## WHAT YOU NEED TO DO:
Omit all images, then return the remaining material exactly as it stands.
::: GIVEN MATERIAL
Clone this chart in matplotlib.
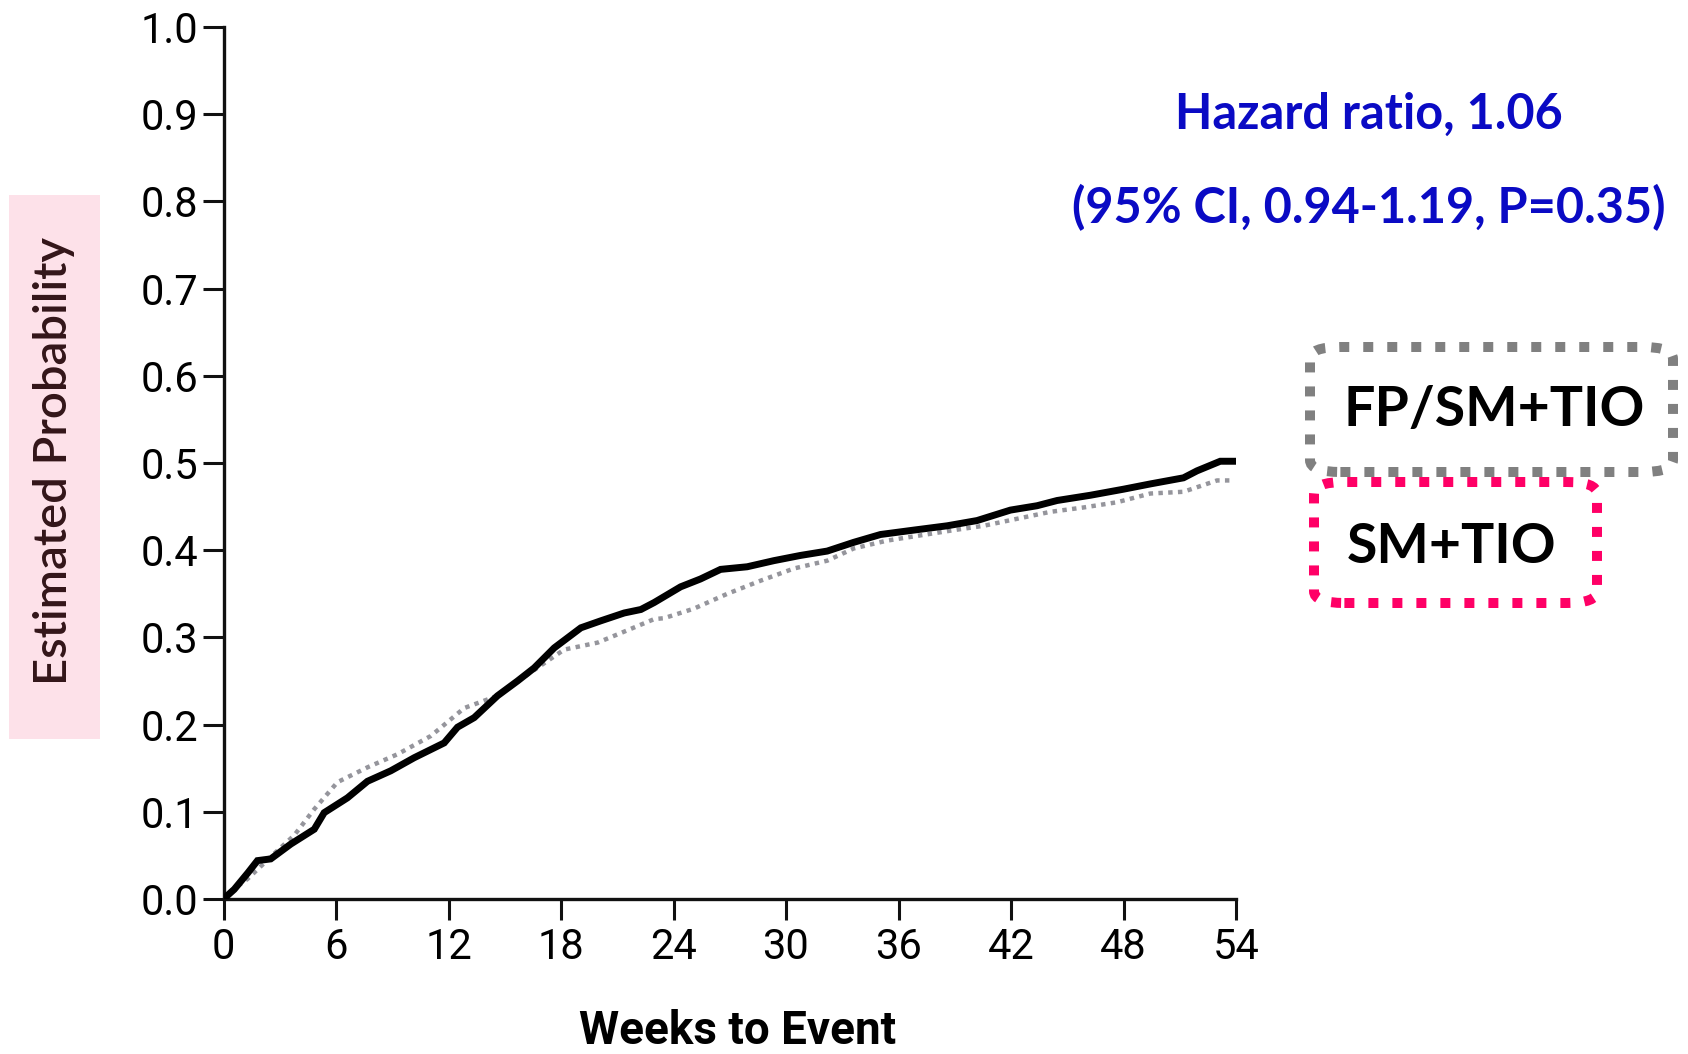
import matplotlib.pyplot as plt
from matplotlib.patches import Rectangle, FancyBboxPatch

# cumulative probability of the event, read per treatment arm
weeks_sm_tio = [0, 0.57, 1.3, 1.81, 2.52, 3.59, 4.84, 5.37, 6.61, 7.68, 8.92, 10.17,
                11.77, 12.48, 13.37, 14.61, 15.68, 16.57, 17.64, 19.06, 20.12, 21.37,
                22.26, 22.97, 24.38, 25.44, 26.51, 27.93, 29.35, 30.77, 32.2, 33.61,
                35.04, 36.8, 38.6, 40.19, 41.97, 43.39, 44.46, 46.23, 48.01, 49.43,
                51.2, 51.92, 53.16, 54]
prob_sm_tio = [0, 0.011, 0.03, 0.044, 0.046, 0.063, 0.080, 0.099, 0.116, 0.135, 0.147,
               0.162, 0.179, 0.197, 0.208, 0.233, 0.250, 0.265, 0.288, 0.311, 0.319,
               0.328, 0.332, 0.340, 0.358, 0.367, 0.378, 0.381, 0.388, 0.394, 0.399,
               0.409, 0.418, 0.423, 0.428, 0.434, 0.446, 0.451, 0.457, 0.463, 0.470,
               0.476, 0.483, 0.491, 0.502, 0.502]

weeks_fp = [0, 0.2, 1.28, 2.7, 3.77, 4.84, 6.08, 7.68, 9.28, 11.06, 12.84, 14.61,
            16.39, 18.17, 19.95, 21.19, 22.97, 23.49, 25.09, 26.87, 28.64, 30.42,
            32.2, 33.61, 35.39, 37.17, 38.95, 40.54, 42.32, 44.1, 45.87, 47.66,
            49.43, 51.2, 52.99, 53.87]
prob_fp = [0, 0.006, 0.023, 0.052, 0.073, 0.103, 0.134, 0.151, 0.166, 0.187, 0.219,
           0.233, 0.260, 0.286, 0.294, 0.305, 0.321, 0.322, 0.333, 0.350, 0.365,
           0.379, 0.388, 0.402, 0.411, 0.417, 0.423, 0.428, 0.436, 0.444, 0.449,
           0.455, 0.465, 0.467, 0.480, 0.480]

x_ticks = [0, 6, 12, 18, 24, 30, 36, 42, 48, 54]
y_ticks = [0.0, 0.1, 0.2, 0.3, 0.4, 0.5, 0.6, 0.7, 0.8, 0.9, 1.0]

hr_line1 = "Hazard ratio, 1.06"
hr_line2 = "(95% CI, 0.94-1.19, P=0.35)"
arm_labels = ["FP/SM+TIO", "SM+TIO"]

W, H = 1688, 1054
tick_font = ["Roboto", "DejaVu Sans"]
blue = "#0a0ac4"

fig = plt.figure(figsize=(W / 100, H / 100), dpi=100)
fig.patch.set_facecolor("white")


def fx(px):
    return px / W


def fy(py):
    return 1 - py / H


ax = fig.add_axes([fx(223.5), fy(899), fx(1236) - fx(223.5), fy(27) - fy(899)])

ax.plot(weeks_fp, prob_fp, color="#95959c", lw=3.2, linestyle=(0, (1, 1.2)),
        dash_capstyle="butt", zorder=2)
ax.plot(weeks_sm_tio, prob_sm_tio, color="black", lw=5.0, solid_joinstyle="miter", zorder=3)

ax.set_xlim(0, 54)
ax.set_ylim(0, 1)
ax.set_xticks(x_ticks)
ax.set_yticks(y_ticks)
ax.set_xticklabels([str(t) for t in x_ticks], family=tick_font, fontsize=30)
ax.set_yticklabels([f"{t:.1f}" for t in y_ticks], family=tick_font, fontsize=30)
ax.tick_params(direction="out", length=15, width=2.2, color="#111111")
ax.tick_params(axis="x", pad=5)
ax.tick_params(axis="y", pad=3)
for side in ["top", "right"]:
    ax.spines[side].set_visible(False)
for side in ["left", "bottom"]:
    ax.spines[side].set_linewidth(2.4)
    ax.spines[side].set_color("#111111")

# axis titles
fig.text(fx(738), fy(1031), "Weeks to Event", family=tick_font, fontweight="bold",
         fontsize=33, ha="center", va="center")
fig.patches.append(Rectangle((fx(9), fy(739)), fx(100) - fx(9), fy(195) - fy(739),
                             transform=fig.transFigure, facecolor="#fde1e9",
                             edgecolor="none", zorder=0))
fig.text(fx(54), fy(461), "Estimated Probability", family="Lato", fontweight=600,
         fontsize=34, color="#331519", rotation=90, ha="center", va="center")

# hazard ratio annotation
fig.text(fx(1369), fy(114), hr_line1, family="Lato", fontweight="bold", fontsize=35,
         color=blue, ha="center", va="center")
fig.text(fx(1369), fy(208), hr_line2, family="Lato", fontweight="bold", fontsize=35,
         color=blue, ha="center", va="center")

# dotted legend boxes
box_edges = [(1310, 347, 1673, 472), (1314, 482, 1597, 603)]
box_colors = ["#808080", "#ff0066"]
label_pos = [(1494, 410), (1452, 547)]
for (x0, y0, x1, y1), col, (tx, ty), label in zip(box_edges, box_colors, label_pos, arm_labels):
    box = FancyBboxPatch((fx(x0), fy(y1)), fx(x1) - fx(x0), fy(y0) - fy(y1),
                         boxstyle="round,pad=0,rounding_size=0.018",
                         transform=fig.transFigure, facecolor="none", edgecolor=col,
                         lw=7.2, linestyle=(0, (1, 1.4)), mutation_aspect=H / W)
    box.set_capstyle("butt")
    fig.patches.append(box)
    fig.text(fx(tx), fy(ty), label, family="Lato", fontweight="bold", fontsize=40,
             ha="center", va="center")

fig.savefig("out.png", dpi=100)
::::::
## OUTPUT FOR THIS TASK:
Clone this chart in matplotlib.
import matplotlib.pyplot as plt
from matplotlib.patches import Rectangle, FancyBboxPatch

# cumulative probability of the event, read per treatment arm
weeks_sm_tio = [0, 0.57, 1.3, 1.81, 2.52, 3.59, 4.84, 5.37, 6.61, 7.68, 8.92, 10.17,
                11.77, 12.48, 13.37, 14.61, 15.68, 16.57, 17.64, 19.06, 20.12, 21.37,
                22.26, 22.97, 24.38, 25.44, 26.51, 27.93, 29.35, 30.77, 32.2, 33.61,
                35.04, 36.8, 38.6, 40.19, 41.97, 43.39, 44.46, 46.23, 48.01, 49.43,
                51.2, 51.92, 53.16, 54]
prob_sm_tio = [0, 0.011, 0.03, 0.044, 0.046, 0.063, 0.080, 0.099, 0.116, 0.135, 0.147,
               0.162, 0.179, 0.197, 0.208, 0.233, 0.250, 0.265, 0.288, 0.311, 0.319,
               0.328, 0.332, 0.340, 0.358, 0.367, 0.378, 0.381, 0.388, 0.394, 0.399,
               0.409, 0.418, 0.423, 0.428, 0.434, 0.446, 0.451, 0.457, 0.463, 0.470,
               0.476, 0.483, 0.491, 0.502, 0.502]

weeks_fp = [0, 0.2, 1.28, 2.7, 3.77, 4.84, 6.08, 7.68, 9.28, 11.06, 12.84, 14.61,
            16.39, 18.17, 19.95, 21.19, 22.97, 23.49, 25.09, 26.87, 28.64, 30.42,
            32.2, 33.61, 35.39, 37.17, 38.95, 40.54, 42.32, 44.1, 45.87, 47.66,
            49.43, 51.2, 52.99, 53.87]
prob_fp = [0, 0.006, 0.023, 0.052, 0.073, 0.103, 0.134, 0.151, 0.166, 0.187, 0.219,
           0.233, 0.260, 0.286, 0.294, 0.305, 0.321, 0.322, 0.333, 0.350, 0.365,
           0.379, 0.388, 0.402, 0.411, 0.417, 0.423, 0.428, 0.436, 0.444, 0.449,
           0.455, 0.465, 0.467, 0.480, 0.480]

x_ticks = [0, 6, 12, 18, 24, 30, 36, 42, 48, 54]
y_ticks = [0.0, 0.1, 0.2, 0.3, 0.4, 0.5, 0.6, 0.7, 0.8, 0.9, 1.0]

hr_line1 = "Hazard ratio, 1.06"
hr_line2 = "(95% CI, 0.94-1.19, P=0.35)"
arm_labels = ["FP/SM+TIO", "SM+TIO"]

W, H = 1688, 1054
tick_font = ["Roboto", "DejaVu Sans"]
blue = "#0a0ac4"

fig = plt.figure(figsize=(W / 100, H / 100), dpi=100)
fig.patch.set_facecolor("white")


def fx(px):
    return px / W


def fy(py):
    return 1 - py / H


ax = fig.add_axes([fx(223.5), fy(899), fx(1236) - fx(223.5), fy(27) - fy(899)])

ax.plot(weeks_fp, prob_fp, color="#95959c", lw=3.2, linestyle=(0, (1, 1.2)),
        dash_capstyle="butt", zorder=2)
ax.plot(weeks_sm_tio, prob_sm_tio, color="black", lw=5.0, solid_joinstyle="miter", zorder=3)

ax.set_xlim(0, 54)
ax.set_ylim(0, 1)
ax.set_xticks(x_ticks)
ax.set_yticks(y_ticks)
ax.set_xticklabels([str(t) for t in x_ticks], family=tick_font, fontsize=30)
ax.set_yticklabels([f"{t:.1f}" for t in y_ticks], family=tick_font, fontsize=30)
ax.tick_params(direction="out", length=15, width=2.2, color="#111111")
ax.tick_params(axis="x", pad=5)
ax.tick_params(axis="y", pad=3)
for side in ["top", "right"]:
    ax.spines[side].set_visible(False)
for side in ["left", "bottom"]:
    ax.spines[side].set_linewidth(2.4)
    ax.spines[side].set_color("#111111")

# axis titles
fig.text(fx(738), fy(1031), "Weeks to Event", family=tick_font, fontweight="bold",
         fontsize=33, ha="center", va="center")
fig.patches.append(Rectangle((fx(9), fy(739)), fx(100) - fx(9), fy(195) - fy(739),
                             transform=fig.transFigure, facecolor="#fde1e9",
                             edgecolor="none", zorder=0))
fig.text(fx(54), fy(461), "Estimated Probability", family="Lato", fontweight=600,
         fontsize=34, color="#331519", rotation=90, ha="center", va="center")

# hazard ratio annotation
fig.text(fx(1369), fy(114), hr_line1, family="Lato", fontweight="bold", fontsize=35,
         color=blue, ha="center", va="center")
fig.text(fx(1369), fy(208), hr_line2, family="Lato", fontweight="bold", fontsize=35,
         color=blue, ha="center", va="center")

# dotted legend boxes
box_edges = [(1310, 347, 1673, 472), (1314, 482, 1597, 603)]
box_colors = ["#808080", "#ff0066"]
label_pos = [(1494, 410), (1452, 547)]
for (x0, y0, x1, y1), col, (tx, ty), label in zip(box_edges, box_colors, label_pos, arm_labels):
    box = FancyBboxPatch((fx(x0), fy(y1)), fx(x1) - fx(x0), fy(y0) - fy(y1),
                         boxstyle="round,pad=0,rounding_size=0.018",
                         transform=fig.transFigure, facecolor="none", edgecolor=col,
                         lw=7.2, linestyle=(0, (1, 1.4)), mutation_aspect=H / W)
    box.set_capstyle("butt")
    fig.patches.append(box)
    fig.text(fx(tx), fy(ty), label, family="Lato", fontweight="bold", fontsize=40,
             ha="center", va="center")

fig.savefig("out.png", dpi=100)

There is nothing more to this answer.